Pettigrew and Associates president and CEO Debra Hicks, also at the Eunice City Council meeting Monday, pointed out she had spoken with state officials to encourage them to delay implementation of the directive pending completion of the engineering study.

While Hicks said she enjoyed a positive reception from the state, Pettigrew has yet to receive a confirmation letter.

Roybal concluded, “In light of the state directive and looking at other options, the report is not only going to talk about the possibility of saline treatment but also these other options to give the city a plan for the future. That is a pretty major shift from when we started this report.”

The project manager told the News-Sun that while the final report will have been triggered by the desalination concept, alternative ways of ensuring water availability are essential.

“Desalination was the primary vehicle for that, but we’re finding in the study that’s an option but it’s not looking as readily accessible as some of the other options,” Roybal said.

Desalination removes salt and other impurities usually from sea water or brackish groundwater to provide pure drinking water.

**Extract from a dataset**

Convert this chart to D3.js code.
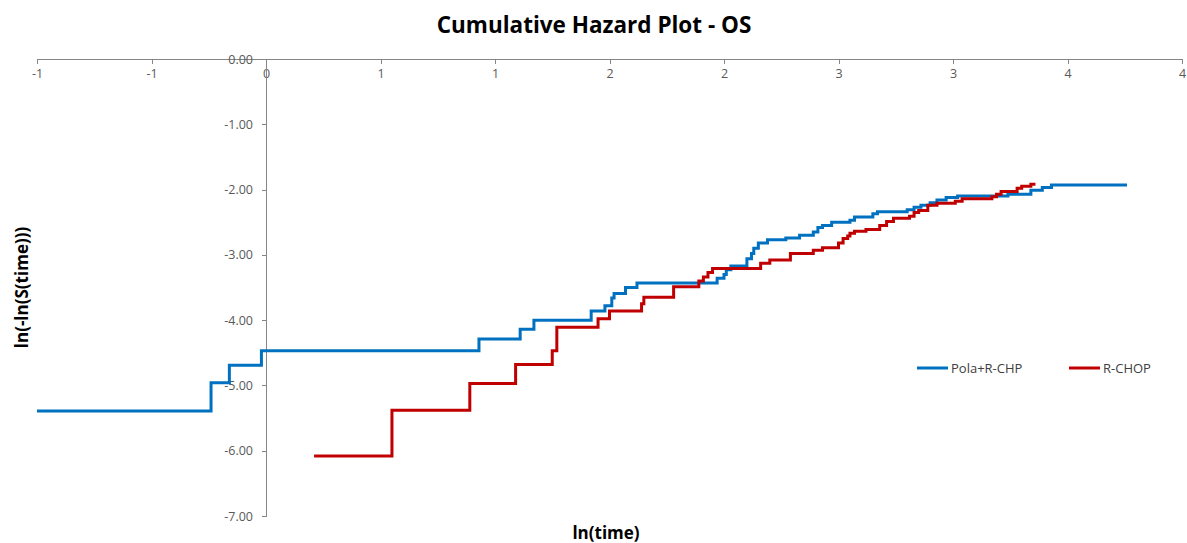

According to the Texas Water Development Board website, Texas currently has a total of 53 municipal desalination facilities with a total desalination capacity of 157 million gallons per day (176,013 acre-feet per year).

The largest inland municipal desalination plant in Texas — the Kay Bailey Hutchison desalination plant in El Paso, with a design capacity of approximately 27.5 million gallons per day (30,800 acre-feet per year) — went into production in August 2007.